In addition to the preceding two criteria, there is a third, methodological one. It is conveyed in the ample reflection on “Hegel Today,” from 1974, which opens the second section.8 Political evil has its counterpart on the level of thinking, which requires elucidation. What is at issue is the temptation of synthesis, of totalization, the illusion that leads thought astray. Applying this observation to the work of philosophy itself, Ricoeur states his “invincible points of resistance” with respect to Hegelian absolute knowledge. There are intractable aspects of human experience that do not allow themselves to be totalized within a theory. They remind us of the sense of limitation and of the impossibility of attaining a view of the whole. With Kant, we come back to an awareness of the limits of knowledge. From this perspective, the fragmentary style Ricoeur has adopted is highlighted as a philosophical strategy in opposition to the claims of a definitive synthesis. In this sense, there is good reason to see in the texts collected in this volume less an ensemble that forms a system, than exercises of systemization in the critique of system-building.

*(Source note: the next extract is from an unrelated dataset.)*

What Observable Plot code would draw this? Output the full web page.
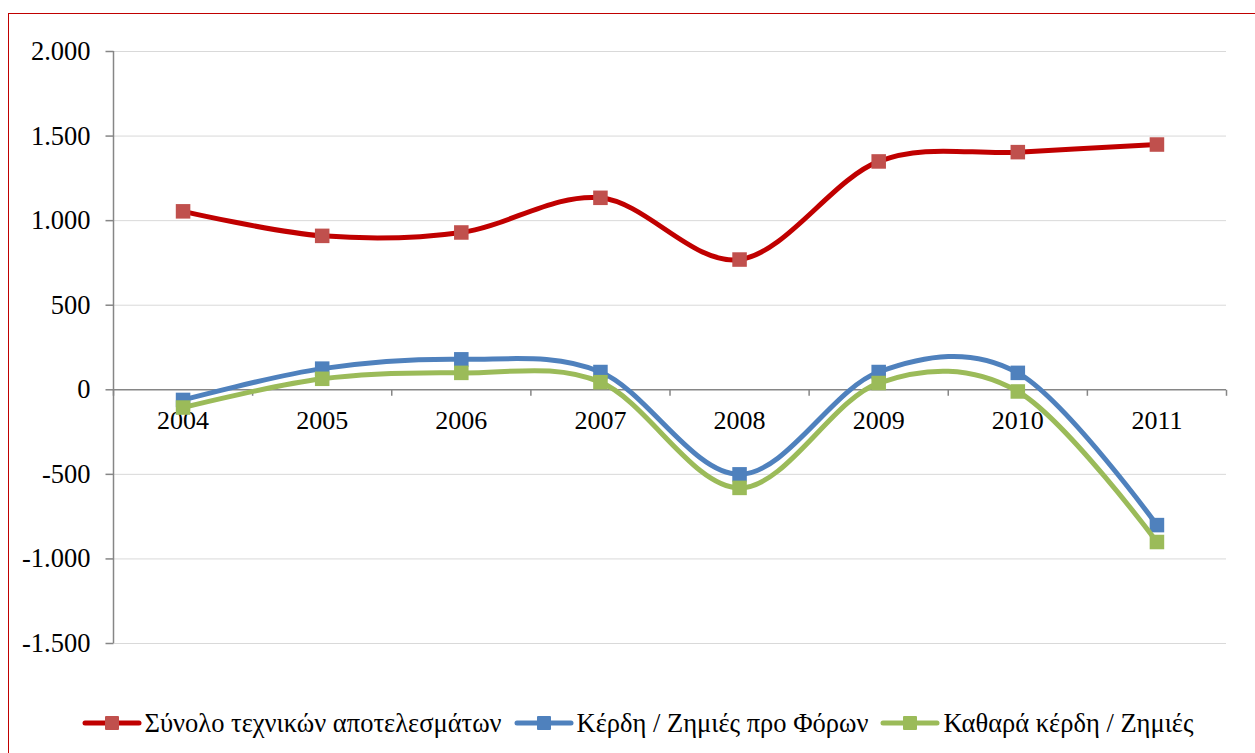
<!DOCTYPE html>
<html>
<head>
<meta charset="utf-8">
<script src="https://cdn.jsdelivr.net/npm/d3@7"></script>
<script src="https://cdn.jsdelivr.net/npm/@observablehq/plot@0.6"></script>
<style>
  html, body { margin: 0; padding: 0; background: #fff; overflow: hidden; }
  #wrap { position: relative; width: 1255px; height: 753px; overflow: hidden; font-family: "Liberation Serif", "Times New Roman", serif; }
  #frame { position: absolute; left: 8px; top: 13px; width: 1300px; height: 800px; border-left: 1.5px solid #c00000; border-top: 1.5px solid #c00000; box-sizing: border-box; }
  #chart { position: absolute; left: 0; top: 0; }
  #legend { position: absolute; left: 20px; top: 706px; width: 1235px; height: 34px; display: flex; justify-content: center; align-items: center; font-family: "Liberation Serif", "Times New Roman", serif; font-size: 26.5px; color: #000; }
  .item { display: flex; align-items: center; margin: 0 6px; white-space: nowrap; }
  .item svg { margin-right: 3px; }
</style>
</head>
<body>
<div id="wrap">
  <div id="frame"></div>
  <div id="chart"></div>
  <div id="legend"></div>
</div>
<script>
const years = [2004, 2005, 2006, 2007, 2008, 2009, 2010, 2011];
const totalTech = [1055, 910, 930, 1135, 770, 1350, 1405, 1450];
const preTax = [-60, 125, 180, 105, -500, 105, 100, -800];
const netProfit = [-105, 65, 100, 45, -580, 40, -10, -900];
const seriesNames = ["Σύνολο τεχνικών αποτελεσμάτων", "Κέρδη / Ζημιές προ Φόρων", "Καθαρά κέρδη / Ζημιές"];
const lineColors = ["#c00000", "#4f81bd", "#9bbb59"];
const markerColors = ["#c0504d", "#4f81bd", "#9bbb59"];
const yTicks = [-1500, -1000, -500, 0, 500, 1000, 1500, 2000];

const seriesValues = [totalTech, preTax, netProfit];
const locale = d3.formatLocale({decimal: ",", thousands: ".", grouping: [3], currency: ["", ""], minus: "-"});
const fmt = locale.format(",");
const fontFamily = "'Liberation Serif', 'Times New Roman', serif";
const axisGray = "#868686";

const xDomain = [years[0] - 0.5, years[years.length - 1] + 0.5];
const boundaries = years.map(y => y - 0.5).concat([years[years.length - 1] + 0.5]);

const tickDown = { draw(ctx) { ctx.moveTo(0, 0); ctx.lineTo(0, 6); } };
const tickLeft = { draw(ctx) { ctx.moveTo(-8, 0); ctx.lineTo(0, 0); } };

const seriesMarks = [];
seriesValues.forEach((vals, i) => {
  seriesMarks.push(Plot.line(years, {
    x: d => d, y: (d, j) => vals[j], curve: "cardinal", tension: 0,
    stroke: lineColors[i], strokeWidth: 5, strokeLinejoin: "round", strokeLinecap: "round"
  }));
  seriesMarks.push(Plot.dot(years, {
    x: d => d, y: (d, j) => vals[j], symbol: "square", r: 8.2,
    fill: markerColors[i], stroke: "none"
  }));
});

const chart = Plot.plot({
  width: 1255,
  height: 700,
  marginTop: 51,
  marginBottom: 57,
  marginLeft: 113,
  marginRight: 29,
  style: { fontFamily, background: "transparent", overflow: "visible" },
  x: { type: "linear", domain: xDomain, axis: null },
  y: { type: "linear", domain: [yTicks[0], yTicks[yTicks.length - 1]], axis: null },
  marks: [
    Plot.ruleY(yTicks.filter(t => t !== 0), { y: d => d, stroke: "#d9d9d9", strokeWidth: 1 }),
    Plot.ruleX([xDomain[0]], { x: d => d, stroke: axisGray, strokeWidth: 1.5 }),
    Plot.dot(yTicks, { y: d => d, frameAnchor: "left", symbol: tickLeft, fill: "none", stroke: axisGray, strokeWidth: 1.5 }),
    Plot.text(yTicks, { y: d => d, frameAnchor: "left", dx: -23, textAnchor: "end", text: d => fmt(d), fontSize: 26.5, fill: "#000" }),
    Plot.ruleY([0], { y: d => d, stroke: axisGray, strokeWidth: 1.5 }),
    Plot.dot(boundaries, { x: d => d, y: () => 0, symbol: tickDown, fill: "none", stroke: axisGray, strokeWidth: 1.5 }),
    Plot.text(years, { x: d => d, y: () => 0, dy: 31, text: d => String(d), fontSize: 26, fill: "#000" }),
    ...seriesMarks
  ]
});
document.getElementById("chart").appendChild(chart);

const legend = document.getElementById("legend");
seriesNames.forEach((name, i) => {
  const item = document.createElement("div");
  item.className = "item";
  item.innerHTML = `<svg width="60" height="20"><line x1="3" y1="10" x2="57" y2="10" stroke="${lineColors[i]}" stroke-width="5" stroke-linecap="round"/><rect x="23" y="3" width="14" height="14" rx="1" fill="${markerColors[i]}"/></svg><span>${name}</span>`;
  legend.appendChild(item);
});
</script>
</body>
</html>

The reflection on Hegel nevertheless leads to a proposal. In fact, Ricoeur advances the possibility of a function that would be related more to the imagination than to knowledge, here a utopian function, which would be the site of figures portraying the realization of man, in the forward projection of his freedom – rather than in the mode of totalization. The theme of imagination, clearly present in Ricoeur, thus finds an application in the political field. One has only to consider on this point writings that can be found elsewhere.9
The next three texts date from the 1990s. “Morality, Ethics, and Politics” (1993) provides a summary of Ricoeur’s political thinking as it has progressively unfolded since “The Political Paradox.” It is not without importance that this text was published in Pouvoir, a journal intended for constitutional scholars and political figures, as if to solicit a dialogue with interlocutors who were not necessarily philosophers. The major interest of this article is to have set out a multi-storied architecture, after the model of Oneself as Another, superimposing an anthropology, an ethics, and a politics. The political sphere occupies the top level. Among other developments, two new “paradoxes” are added to the first. This construction no longer concerns the cognitive realm alone, but also includes action, sensibility, and temporality. It requires that the citizen be capable of reconciling opposites, combining belonging and distancing, identity and otherness, conviction and responsibility.10 A democratic ethics comes to light, which strives to make both the institution and protest possible, relying on the lived experience of conflict internalized in individuals.11
In “Responsibility and Fragility” (1992), as well as in “Morality, Ethics, and Politics,” Ricoeur conceives of the political by linking it to the ethical.12 This is the corollary of political liberalism. Indeed, once the State abstains from intervening, not everything is political. There are apolitical, or pre-political, margins where civil society flourishes. However, the freedom of action animating social mores and ethical life produces a certain sense of the desire-to-live-together, which in a democracy serves to impress its orientation on the political. In return, democracy is entrusted to the protection of the citizenry, auditors of its fragility. This is highlighted in the 1992 article. To do this, Ricoeur identifies the points of fragility belonging, precisely, to the three figures of the “Political Paradox,” providing to citizens the corresponding themes of vigilance and participation.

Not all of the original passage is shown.